Информант : И вот. И вот в таком состоянии дом, и куда НИ ЗВОНЯТ, куда ни говорят – один раз пришли, посмотрели. Ну и все. И больше нет, так что понимаете что, не очень много. Ну были, конечно, разговоры, но во всяком случае единственное, что я могу сказать, что истерик и вот таких что: «Ай, было вот так вот, кошмар». Вот таких разговоров не было. Как-то вот, ну как вот сейчас, разговаривая с вами, мне все-таки вспоминаются добрые моменты этого, так и тут…
Интервьюер : Угу.
Информант : У каждого что-то, понимаете ли, было. Одна была, она работала шофером, значит, и даже по Ладоге машины водила. У нее все погибли, она одна осталась. Понимаете ли. Ну ничего, Ирка держала себя прекрасно. Мы дружили, все было хорошо. Так что понимаете что, как-то я считаю, что в человеческом, не знаю, организме, в душе, в уме, есть что-то, что вот ну как бы защищает человека от какого-то отчаяния, от ужаса. Если этого нету, то это ужасная, конечно, жизнь, я себе не представляю, как бы вот можно было бы жить, все время думая… Я тоже, вот понимаете, я сейчас почти ничего не вижу. У меня этот глаз совсем не видит, у меня катаракта. Меня должны были оперировать, и уже было, пришло, приглашена я была. Но я начала падать, поломала, значит, у меня нога сломана, у меня рука сломана, о какой операции могла идти речь. И сейчас тоже я ничего, надо анализы собирать, надо врачей обходить, а я вон, на улицу сейчас не могу выйти. Один глаз совсем не видит. Второй еле-еле видит, но понимаете что, я ведь даже читать не могу. Но если я начну вспоминать только одни кошмары, эти самые, все эти рассказы и все то, что я сама видела там, все эти ужасы, ну так я… Через месяц меня вообще уже не будет. Я сама себя загоню. Вот такая я. (Смеется.) Уж хорошо это или плохо, не знаю.

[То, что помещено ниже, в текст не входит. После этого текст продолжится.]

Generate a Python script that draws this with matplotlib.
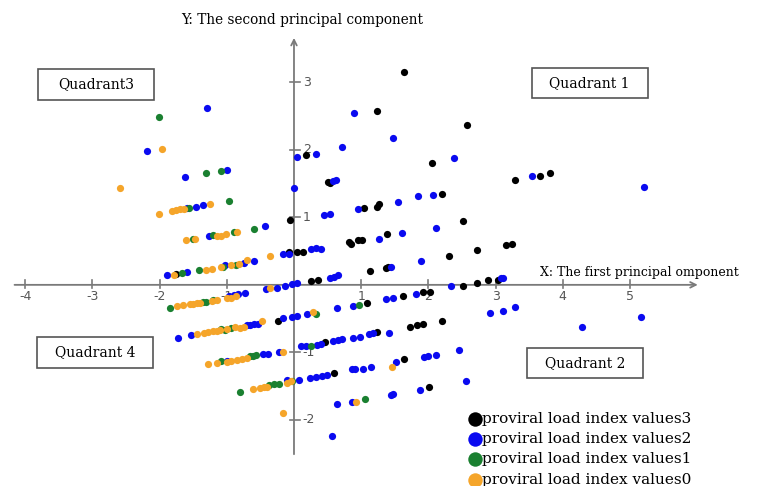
import matplotlib.pyplot as plt
from matplotlib.patches import Rectangle

# Valores (PC1, PC2) por grupo
x_v3 = [1.63, 1.23, 2.58, 0.18, 2.05, 2.20, 0.50, 0.54, 1.04, 1.24,
        1.27, 2.52, -0.06, 0.05, 0.13, -0.08, 0.82, 0.85, 0.96, 1.01,
        1.39, 2.31, 2.72, 1.13, 1.37, 1.40, 0.26, 0.35, 2.52, 2.72,
        2.89, 3.04, 3.29, 3.66, 3.81, 3.15, 3.25, 1.62, 1.09, 1.92,
        2.02, 2.20, 1.72, 1.83, 1.92, 1.23, 0.46, 1.63, 0.60, 2.01,
        -0.24, -1.76]
y_v3 = [3.16, 2.58, 2.37, 1.93, 1.81, 1.35, 1.52, 1.51, 1.14, 1.16,
        1.20, 0.95, 0.96, 0.49, 0.48, 0.49, 0.64, 0.61, 0.67, 0.66,
        0.76, 0.43, 0.51, 0.21, 0.25, 0.26, 0.06, 0.07, -0.01, 0.03,
        0.07, 0.07, 1.56, 1.61, 1.66, 0.59, 0.60, -0.16, -0.27, -0.11,
        -0.11, -0.53, -0.63, -0.60, -0.58, -0.70, -0.85, -1.10, -1.30, -1.52,
        -0.53, 0.16]

x_v2 = [-1.29, -2.19, -1.62, -1.00, 0.05, 0.00, -1.59, -1.46, -1.36, -0.43,
        -1.26, -0.17, -0.07, -1.89, -1.59, -1.03, -0.75, -0.60, -0.42, -0.26,
        -0.13, -0.03, 0.04,
        0.90, 1.48, 0.72, 0.33, 2.38, 0.58, 0.62, 1.55, 1.85, 2.07,
        0.44, 0.53, 0.95, 1.26, 1.60, 2.11, 0.26, 0.33, 0.40, 1.89,
        1.45, 0.53, 0.59, 0.66, 2.34, 3.54, 5.21, 3.08, 3.11,
        2.92, 3.11, 3.29, 4.29, 5.16, 1.37, 1.48, 1.82, 0.64, 0.88,
        -0.03, 0.05, 0.19, 0.10, 0.18, 0.34, 0.40, 0.58, 0.66, 0.71,
        0.88, 0.98, 1.11, 1.17, 1.41, 2.46, 1.52, 1.93, 2.00, 2.11,
        0.08, 0.24, 0.33, 0.41, 0.49, 0.86, 0.91, 1.03, 1.15, 1.87,
        1.45, 1.48, 2.56, 0.64, 0.86, 0.57,
        -0.96, -0.90, -0.83, -0.73, -1.72, -1.54, -0.70, -0.65, -0.60, -0.53,
        -0.16, -0.99, -0.46, -0.38, -0.22, -0.11]
y_v2 = [2.62, 1.99, 1.60, 1.70, 1.90, 1.43, 1.14, 1.15, 1.19, 0.87,
        0.72, 0.45, 0.45, 0.14, 0.19, 0.30, 0.33, 0.36, -0.06, -0.05,
        -0.01, 0.01, 0.02,
        2.54, 2.17, 2.04, 1.94, 1.88, 1.54, 1.55, 1.23, 1.31, 1.33,
        1.04, 1.05, 1.12, 0.68, 0.77, 0.84, 0.53, 0.54, 0.53, 0.36,
        0.27, 0.10, 0.11, 0.14, -0.02, 1.61, 1.45, 0.10, 0.10,
        -0.42, -0.39, -0.33, -0.62, -0.47, -0.21, -0.19, -0.14, -0.35, -0.31,
        -0.48, -0.46, -0.43, -0.91, -0.90, -0.89, -0.87, -0.83, -0.81, -0.80,
        -0.78, -0.77, -0.73, -0.72, -0.72, -0.97, -1.14, -1.07, -1.06, -1.04,
        -1.41, -1.38, -1.36, -1.35, -1.33, -1.25, -1.25, -1.25, -1.22, -1.56,
        -1.63, -1.61, -1.43, -1.77, -1.73, -2.24,
        -0.17, -0.15, -0.14, -0.12, -0.78, -0.75, -0.60, -0.59, -0.58, -0.58,
        -0.49, -1.13, -1.03, -1.02, -0.99, -1.41]

x_v1 = [-2.01, -1.31, -1.09, -0.97, -1.56, -0.59, -1.50, -1.20, -0.90, -1.67,
        -1.42, -1.05, -0.86, -1.84, -1.35, -1.31, -1.20, -1.08, -1.03, -0.93,
        -1.08, -0.66, -0.61, -0.56, -0.80, -0.37, -0.30, -0.22, 0.33, 0.97,
        0.26, 1.06, -0.03]
y_v1 = [2.48, 1.65, 1.69, 1.24, 1.14, 0.83, 0.68, 0.74, 0.79, 0.18,
        0.22, 0.27, 0.29, -0.34, -0.25, -0.25, -0.23, -0.66, -0.67, -0.64,
        -1.13, -1.06, -1.05, -1.04, -1.58, -1.48, -1.47, -1.47, -0.43, -0.30,
        -0.91, -1.69, -1.43]

x_v0 = [-2.59, -1.96, -2.01, -1.82, -1.76, -1.70, -1.64, -1.25, -1.60, -1.47,
        -1.15, -1.09, -1.01, -0.85, -0.36, -1.31, -1.22, -1.09, -0.94, -0.82,
        -0.70, -1.78, -0.35,
        -1.74, -1.65, -1.55, -1.51, -1.45, -1.40, -1.22, -1.15, -0.99, -0.93, -0.86,
        -1.45, -1.34, -1.28, -1.20, -1.15, -1.10, -0.99, -0.88, -0.81, -0.75, -0.48,
        -1.28, -1.15, -1.00, -0.93, -0.85, -0.78, -0.70, -0.16,
        -0.61, -0.51, -0.45, -0.40, -0.10, -0.04,
        -0.16, 0.29, 1.46, 0.93]
y_v0 = [1.44, 2.01, 1.05, 1.10, 1.11, 1.13, 1.13, 1.20, 0.66, 0.68,
        0.73, 0.73, 0.75, 0.79, 0.42, 0.22, 0.24, 0.26, 0.30, 0.31,
        0.37, 0.15, -0.05,
        -0.31, -0.30, -0.29, -0.28, -0.27, -0.27, -0.24, -0.23, -0.20, -0.19, -0.17,
        -0.73, -0.72, -0.70, -0.69, -0.68, -0.67, -0.65, -0.63, -0.64, -0.63, -0.53,
        -1.17, -1.16, -1.14, -1.13, -1.11, -1.10, -1.09, -0.99,
        -1.55, -1.53, -1.52, -1.51, -1.45, -1.42,
        -1.90, -0.40, -1.22, -1.73]

x_ticks = [-4, -3, -2, -1, 1, 2, 3, 4, 5]
y_ticks = [-2, -1, 1, 2, 3]

fig = plt.figure(figsize=(7.6, 4.86), dpi=100)
ax = fig.add_axes([0, 0, 1, 1])
ax.set_xlim(-4.375, 6.935)
ax.set_ylim(-2.98, 4.22)
ax.axis("off")

cinza = "#7a7a7a"

# eixos com seta
ax.annotate("", xy=(6.05, 0), xytext=(-4.2, 0),
            arrowprops=dict(arrowstyle="->", color=cinza, lw=1.3))
ax.annotate("", xy=(0, 3.7), xytext=(0, -2.55),
            arrowprops=dict(arrowstyle="->", color=cinza, lw=1.3))

for t in x_ticks:
    ax.plot([t, t], [-0.045, 0.07], color=cinza, lw=1.2)
    ax.text(t, -0.18, str(t), ha="center", va="center", fontsize=9, color="#555555")
for t in y_ticks:
    ax.plot([-0.06, 0.09], [t, t], color=cinza, lw=1.2)
    ax.text(0.13, t, str(t), ha="left", va="center", fontsize=9, color="#555555")

# pontos
ax.scatter(x_v3, y_v3, s=27, color="#000000", lw=0, label="proviral load index values3", zorder=3)
ax.scatter(x_v2, y_v2, s=27, color="#0a0af0", lw=0, label="proviral load index values2", zorder=3)
ax.scatter(x_v1, y_v1, s=27, color="#1a8030", lw=0, label="proviral load index values1", zorder=3)
ax.scatter(x_v0, y_v0, s=27, color="#f5a52a", lw=0, label="proviral load index values0", zorder=3)

serif = "DejaVu Serif"
ax.text(0.12, 3.93, "Y: The second principal component", ha="center", va="center",
        fontsize=9.8, family=serif)
ax.text(3.66, 0.19, "X: The first principal omponent", ha="left", va="center",
        fontsize=9, family=serif)

# caixas dos quadrantes
quadrantes = [("Quadrant3", -2.95, 2.97), ("Quadrant 1", 4.40, 2.99),
              ("Quadrant 4", -2.96, -1.0), ("Quadrant 2", 4.33, -1.16)]
for nome, cx, cy in quadrantes:
    w, h = 1.73, 0.45
    ax.add_patch(Rectangle((cx - w / 2, cy - h / 2), w, h, fill=False,
                           edgecolor="#555555", lw=1.2))
    ax.text(cx, cy, nome, ha="center", va="center", fontsize=10, family=serif)

leg = ax.legend(loc="upper left", bbox_to_anchor=(462 / 760, 1 - 404 / 486),
                bbox_transform=fig.transFigure, frameon=False, borderpad=0,
                handlelength=0.7, handletextpad=0.1, labelspacing=0.42,
                markerscale=2.0, prop={"family": serif, "size": 11})

fig.savefig("out.png", dpi=100)
plt.close(fig)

Интервьюер : А вот в блокадный музей в Соляном, пока еще не закрылся, все-таки ходили? После войны…
Информант : Да. Да-да.
Интервьюер : Помните его?
Информант : Да. Да, а как же. Я ж туда снесла, у меня были программки вот этого, Музкомедии, ну фотографии это были довоенные этих всех артистов, а программки были эти, я им туда отнесла эти программки.
Интервьюер : Еще тогда, сразу после войны?
Информант : Да, да-да-да-да-да, сразу, как только он открылся, мы ходили туда смотреть, и, значит, я им принесла эти программки, отдала эти программки.